Dostoevskji's claim about motivation can be easily turned into a claim about "romantic goodness". It can be claimed that a life can be made better "in the romantic sense" by containing something unforeseeable and unreasonable. Now, an interesting claim about "romantic goodness" is that it seems to be - intuitively - the kind of goodness that can contribute to the goodness of an individual life, but not the kind of goodness that can give a reason to choose that life to the person whose life that is. Therefore: romantic goodness can make a life better than another without making it more choiceworthy for the person whose life that is.

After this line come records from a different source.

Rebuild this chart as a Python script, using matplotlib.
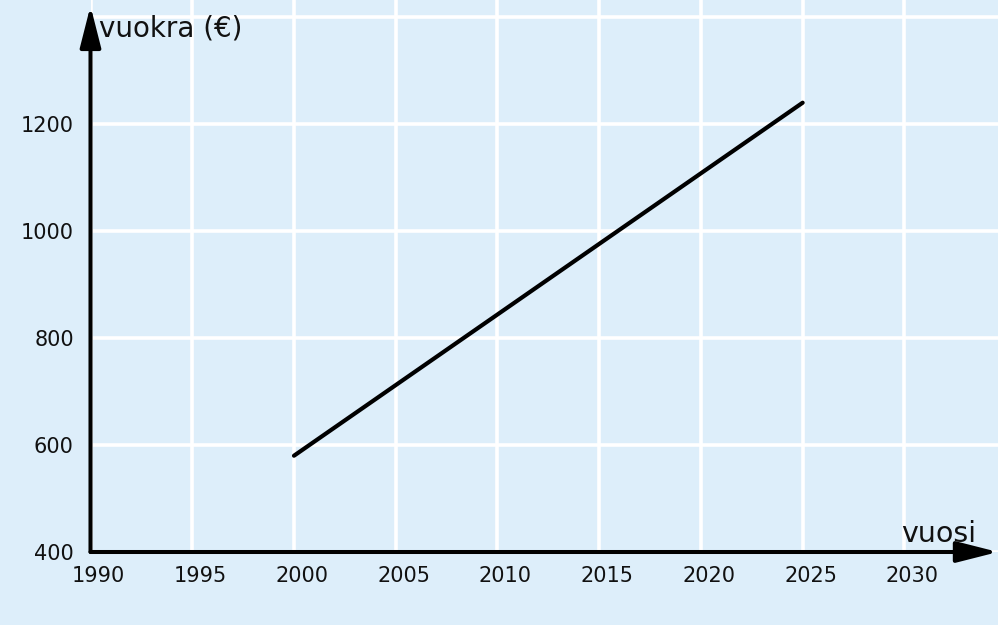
import matplotlib
matplotlib.use("Agg")
import matplotlib.pyplot as plt
import matplotlib.transforms as mtransforms

years = [2000, 2025]
rent = [580, 1240]
xticks = [1990, 1995, 2000, 2005, 2010, 2015, 2020, 2025, 2030]
yticks = [400, 600, 800, 1000, 1200]
ygrid = [400, 600, 800, 1000, 1200, 1400]
xlabel = "vuosi"
ylabel = "vuokra (€)"

bg = "#ddeefa"
fig = plt.figure(figsize=(9.98, 6.25), dpi=100, facecolor=bg)
ax = fig.add_axes([90.5/998, 73/625, 907.5/998, 552/625])
ax.set_facecolor(bg)
ax.set_xlim(1990, 2034.6)
ax.set_ylim(400, 1432)

for x in xticks:
    ax.axvline(x, color="white", lw=2.6, zorder=1)
for y in ygrid:
    ax.axhline(y, color="white", lw=2.6, zorder=1)

ax.plot(years, rent, color="black", lw=3, solid_capstyle="round", zorder=3)

for s in ax.spines.values():
    s.set_visible(False)

arrow = dict(arrowstyle="-|>,head_length=1.26,head_width=0.32", color="black",
             lw=2.9, mutation_scale=20, shrinkA=0, shrinkB=0)
ax.annotate("", xy=(1990, 1421), xytext=(1990, 400), arrowprops=arrow,
            annotation_clip=False, zorder=4)
ax.annotate("", xy=(2034.6, 400), xytext=(1990, 400), arrowprops=arrow,
            annotation_clip=False, zorder=4)

ax.set_xticks(xticks)
ax.set_yticks(yticks)
ax.tick_params(length=0, labelsize=15, colors="#111111")
ax.tick_params(axis="y", pad=12)
ax.tick_params(axis="x", pad=10)
off = mtransforms.ScaledTranslation(8/100, 0, fig.dpi_scale_trans)
for lab in ax.get_xticklabels():
    lab.set_transform(lab.get_transform() + off)

fig.text(99/998, 1 - 37/625, ylabel, fontsize=20, color="#111111",
         ha="left", va="baseline")
fig.text(976/998, 1 - 542/625, xlabel, fontsize=20.5, color="#111111",
         ha="right", va="baseline")

fig.savefig("out.png", dpi=100, facecolor=bg)
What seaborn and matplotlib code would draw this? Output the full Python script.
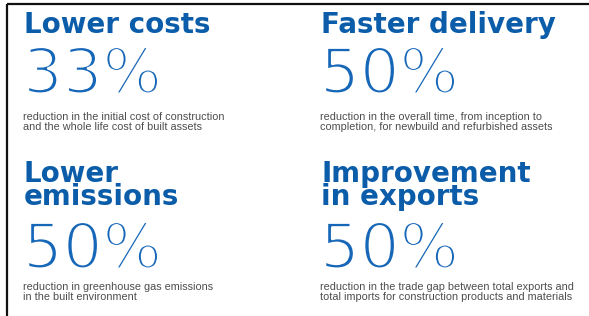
import matplotlib
matplotlib.use("Agg")
import matplotlib.pyplot as plt
import matplotlib.patheffects as pe
import seaborn as sns

sns.set_theme(style="white")
plt.rcParams['font.family'] = ['Liberation Sans', 'DejaVu Sans']

headlines = ["Lower costs", "Faster delivery", "Lower\nemissions", "Improvement\nin exports"]
values = [33, 50, 50, 50]
captions = [
    "reduction in the initial cost of construction\nand the whole life cost of built assets",
    "reduction in the overall time, from inception to\ncompletion, for newbuild and refurbished assets",
    "reduction in greenhouse gas emissions\nin the built environment",
    "reduction in the trade gap between total exports and\ntotal imports for construction products and materials",
]

W, H = 589, 316
fig = plt.figure(figsize=(W/100, H/100), dpi=100)
ax = fig.add_axes([0, 0, 1, 1])
ax.set_xlim(0, W)
ax.set_ylim(H, 0)
ax.axis("off")

blue = "#0b5ca9"
pct_blue = "#1767b8"
grey = "#4d4d4d"

# frame lines (top and left)
ax.plot([7, W], [4, 4], color="#111111", lw=1.6, solid_capstyle="butt")
ax.plot([7, 7], [4, H], color="#111111", lw=1.6, solid_capstyle="butt")

cols = [25, 322]
rows = [
    dict(head=33, pct=93, cap=119.5),
    dict(head=183, pct=268, cap=290.5),
]
thin = [pe.Normal(), pe.Stroke(linewidth=2.1, foreground="white")]

for i, (h, v, c) in enumerate(zip(headlines, values, captions)):
    x = cols[i % 2]
    r = rows[i // 2]
    n_head = h.count("\n")
    # multi-line text with va="baseline" anchors on its last line
    ax.text(x - 1, r["head"] + 22 * n_head, h, fontsize=20, fontweight="bold",
            linespacing=0.77, family=["DejaVu Sans"], color=blue,
            va="baseline", ha="left")
    ax.text(x - 2, r["pct"], f"{v}%", fontsize=45, fontweight="normal",
            family=["DejaVu Sans"], color=pct_blue, va="baseline", ha="left",
            path_effects=thin)
    ax.text(x - 2, r["cap"] + 10 * c.count("\n"), c, fontsize=7.8, color=grey,
            linespacing=1.0, va="baseline", ha="left")

fig.savefig("out.png", dpi=100)
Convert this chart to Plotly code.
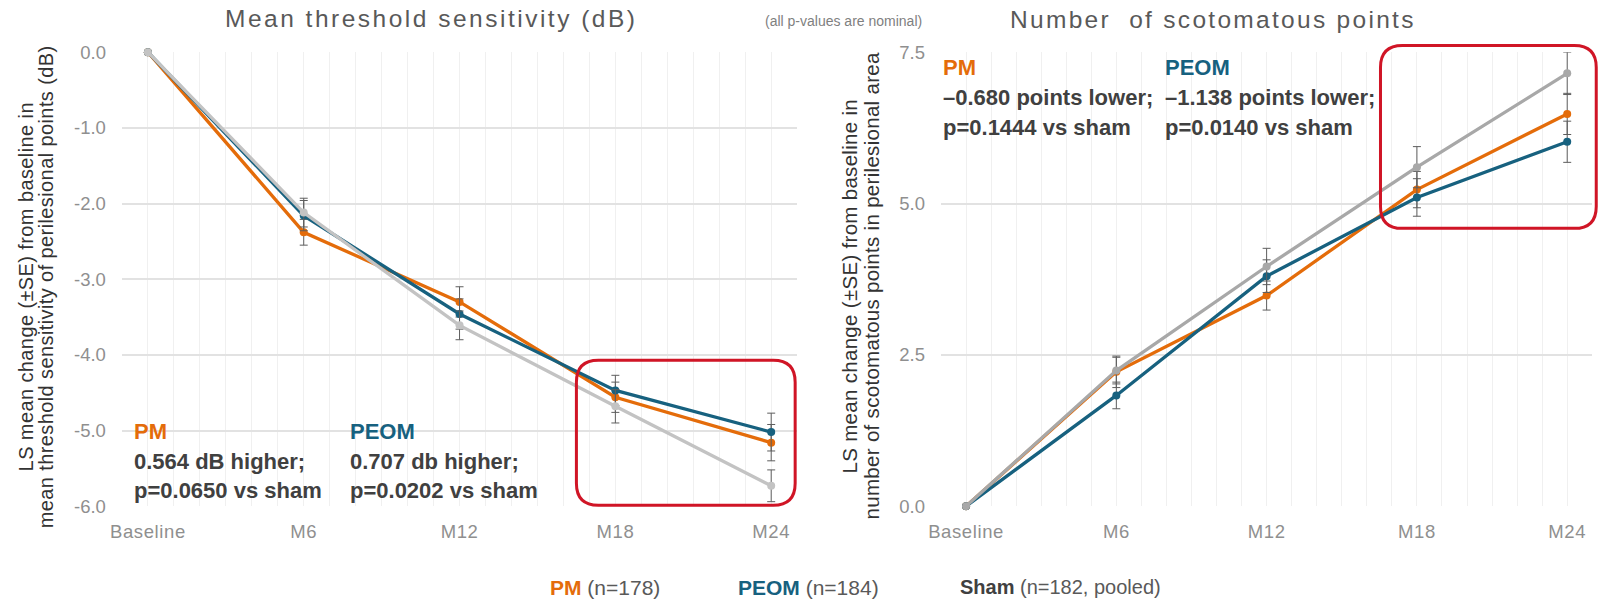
import plotly.graph_objects as go

# Screen-to-figure mapping: the page keeps an 8px body margin and the captured
# page is slightly rescaled, so positions are given in target-screen pixels
# and converted here.
SX, SY, OFF = 0.993, 0.969, 8
W, H = 1598, 602

# ---------------- data ----------------
visits = ["Baseline", "M6", "M12", "M18", "M24"]

# Mean threshold sensitivity (dB)
sens_pm = [0.0, -2.38, -3.30, -4.56, -5.16]
sens_pm_se = [0.0, 0.17, 0.20, 0.20, 0.24]
sens_peom = [0.0, -2.16, -3.46, -4.47, -5.02]
sens_peom_se = [0.0, 0.20, 0.20, 0.20, 0.25]
sens_sham = [0.0, -2.12, -3.61, -4.68, -5.73]
sens_sham_se = [0.0, 0.19, 0.19, 0.22, 0.21]
sens_ticks = [0.0, -1.0, -2.0, -3.0, -4.0, -5.0, -6.0]

# Number of scotomatous points
scot_pm = [0.0, 2.22, 3.48, 5.23, 6.48]
scot_pm_se = [0.0, 0.26, 0.24, 0.30, 0.34]
scot_peom = [0.0, 1.83, 3.80, 5.10, 6.02]
scot_peom_se = [0.0, 0.22, 0.27, 0.31, 0.34]
scot_sham = [0.0, 2.24, 3.96, 5.60, 7.15]
scot_sham_se = [0.0, 0.22, 0.30, 0.34, 0.35]
scot_ticks = [0.0, 2.5, 5.0, 7.5]

ORANGE = "#E46C0A"
TEAL = "#17617F"
GRAY_L = "#C3C3C3"
GRAY_R = "#A8A8A8"
ERR = "#5E5E5E"
TXT = "#404040"
TICK = "#8F8F8F"
RED = "#D01526"
FONT = "Liberation Sans, Arial, sans-serif"

def px(X):
    X = X - 4
    return (X / SX - OFF) / W

def py(Y):
    Y = Y - 2.8 + 0.0035 * Y
    return 1 - (Y / SY - OFF) / H

def spaced(s, ls):
    return f"<span style='letter-spacing:{ls}px'>{s}</span>"

xpos = list(range(len(visits)))

fig = go.Figure()

def add_series(x_ax, y_ax, y, se, color, name):
    fig.add_trace(go.Scatter(
        x=xpos, y=y, mode="lines+markers", name=name,
        xaxis=x_ax, yaxis=y_ax,
        line=dict(color=color, width=3.3),
        marker=dict(color=color, size=8),
        error_y=dict(type="data", array=se, visible=True, color=ERR, thickness=1, width=4),
        cliponaxis=False, showlegend=False,
    ))

add_series("x", "y", sens_pm, sens_pm_se, ORANGE, "PM")
add_series("x", "y", sens_peom, sens_peom_se, TEAL, "PEOM")
add_series("x", "y", sens_sham, sens_sham_se, GRAY_L, "Sham")
add_series("x2", "y2", scot_pm, scot_pm_se, ORANGE, "PM")
add_series("x2", "y2", scot_peom, scot_peom_se, TEAL, "PEOM")
add_series("x2", "y2", scot_sham, scot_sham_se, GRAY_R, "Sham")

ydom = [py(506), py(51.7)]
tickfont = dict(family=FONT, size=18.5, color=TICK)
xcommon = dict(
    range=[-1/6, 4 + 1/6], tickvals=xpos,
    ticktext=[spaced(v, 0.6) for v in visits],
    showgrid=True, gridcolor="#F0F0F0", gridwidth=1,
    minor=dict(dtick=1/6, tick0=0, showgrid=True, gridcolor="#F0F0F0", gridwidth=1),
    zeroline=False, showline=False, ticks="",
    tickfont=tickfont, ticklabelstandoff=12, fixedrange=True,
)
ycommon = dict(
    showgrid=True, gridcolor="#E2E2E2", gridwidth=1.5,
    zeroline=False, showline=False, ticks="",
    tickfont=tickfont, ticklabelstandoff=15, fixedrange=True,
)

fig.update_layout(
    width=W, height=H,
    margin=dict(l=0, r=0, t=0, b=0),
    paper_bgcolor="white", plot_bgcolor="white",
    xaxis=dict(domain=[px(121), px(797)], anchor="y", **xcommon),
    yaxis=dict(domain=ydom, anchor="x", range=[-6, 0],
               tickvals=sens_ticks, ticktext=[f"{v:.1f}" for v in sens_ticks], **ycommon),
    xaxis2=dict(domain=[px(941), px(1593)], anchor="y2", **xcommon),
    yaxis2=dict(domain=ydom, anchor="x2", range=[0, 7.5],
                tickvals=scot_ticks, ticktext=[f"{v:.1f}" for v in scot_ticks], **ycommon),
)

def rounded_rect(x0, y0, x1, y1, r):
    pts = [
        f"M {px(x0 + r)},{py(y0)}",
        f"L {px(x1 - r)},{py(y0)}",
        f"Q {px(x1)},{py(y0)} {px(x1)},{py(y0 + r)}",
        f"L {px(x1)},{py(y1 - r)}",
        f"Q {px(x1)},{py(y1)} {px(x1 - r)},{py(y1)}",
        f"L {px(x0 + r)},{py(y1)}",
        f"Q {px(x0)},{py(y1)} {px(x0)},{py(y1 - r)}",
        f"L {px(x0)},{py(y0 + r)}",
        f"Q {px(x0)},{py(y0)} {px(x0 + r)},{py(y0)}",
        "Z",
    ]
    return " ".join(pts)

fig.add_shape(type="path", xref="paper", yref="paper",
              path=rounded_rect(576, 360, 795, 505, 22), line=dict(color=RED, width=3))
fig.add_shape(type="path", xref="paper", yref="paper",
              path=rounded_rect(1381, 45, 1597, 228, 22), line=dict(color=RED, width=3))

ann = []

def text(x, y, s, size=22, color=TXT, xanchor="left", yanchor="middle", angle=0, family=FONT):
    ann.append(dict(x=px(x), y=min(py(y), 1.0), xref="paper", yref="paper", text=s, showarrow=False,
                    xanchor=xanchor, yanchor=yanchor, textangle=angle,
                    font=dict(family=family, size=size, color=color)))

# titles
text(430, 18, spaced("Mean threshold sensitivity (dB)", 2.5), size=24.5, color="#595959", xanchor="center")
text(1213, 19, spaced("Number&nbsp; of scotomatous points", 2.3), size=24.5, color="#595959", xanchor="center")
text(843, 8, "(all p-values are nominal)", size=14, color="#7F7F7F", xanchor="center", yanchor="top")

# y axis titles (two lines each)
text(25, 287, spaced("LS mean change (±SE) from baseline in", 0.4), size=20, color="#333333", xanchor="center", angle=-90)
text(45, 287, spaced("mean threshold sensitivity of perilesional points (dB)", 0.4), size=20, color="#333333", xanchor="center", angle=-90)
text(849, 286, spaced("LS mean change (±SE) from baseline in", 0.3), size=20.5, color="#333333", xanchor="center", angle=-90)
text(871, 286, spaced("number of scotomatous points in perilesional area", 0.3), size=20.5, color="#333333", xanchor="center", angle=-90)

# left annotations
text(131, 431, "<b>PM</b>", color=ORANGE)
text(131, 461, "<b>0.564 dB higher;</b>")
text(131, 490, "<b>p=0.0650 vs sham</b>")
text(347, 431, "<b>PEOM</b>", color=TEAL)
text(347, 461, "<b>0.707 db higher;</b>")
text(347, 490, "<b>p=0.0202 vs sham</b>")

# right annotations
text(941, 67, "<b>PM</b>", color=ORANGE)
text(941, 97, "<b>–0.680 points lower;</b>")
text(941, 127, "<b>p=0.1444 vs sham</b>")
text(1163, 67, "<b>PEOM</b>", color=TEAL)
text(1163, 97, "<b>–1.138 points lower;</b>")
text(1163, 127, "<b>p=0.0140 vs sham</b>")

# bottom legend
text(548, 587, f"<b><span style='color:{ORANGE}'>PM</span></b> (n=178)", size=21, color="#595959")
text(736, 587, f"<b><span style='color:{TEAL}'>PEOM</span></b> (n=184)", size=21, color="#595959")
text(958, 587, f"<b><span style='color:#404040'>Sham</span></b> (n=182, pooled)", size=20, color="#595959")

fig.update_layout(annotations=ann)

fig.write_html("out.html")
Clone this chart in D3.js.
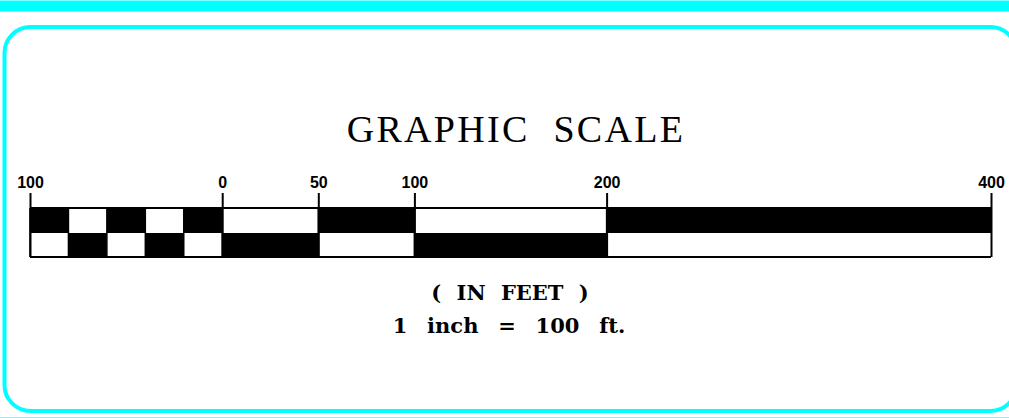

Consider two lives in which a subject loses a lot of goods. In one life, it is because he is unlucky. In the other, it is because he does a Dostoevskjian act. The second life is better than the first (it contains more romantic goodness.) But is there anything in the second life that gives a person more reason to choose it or want it? It seems that there cannot be. For if agent S has a reason to choose the first life, this makes it reasonable for him to do a Dostoevskjian act. But becoming reasonable, the act ceases to become Dostoevskjian and to contribute to the romantic goodness of a life. (This applies even retrospectively. If the agent is in the position to see, retrospectively, his life as being made better by the Dostoevskjian act, he will see his act as reasonable and destroy its romantic value. The romantic goodness of a life must be thought as inacessible in the agential perspective.)

In conclusion: it may be claimed that the agent has no reason to choose a life containing romantic goodness, but has reasons to admire it. This can also be doubted. The equivalence between the good life and the choiceworthy life does not obtain, but a buck-passing account referring to an attitude of the spectator (not of the agent) may still be available.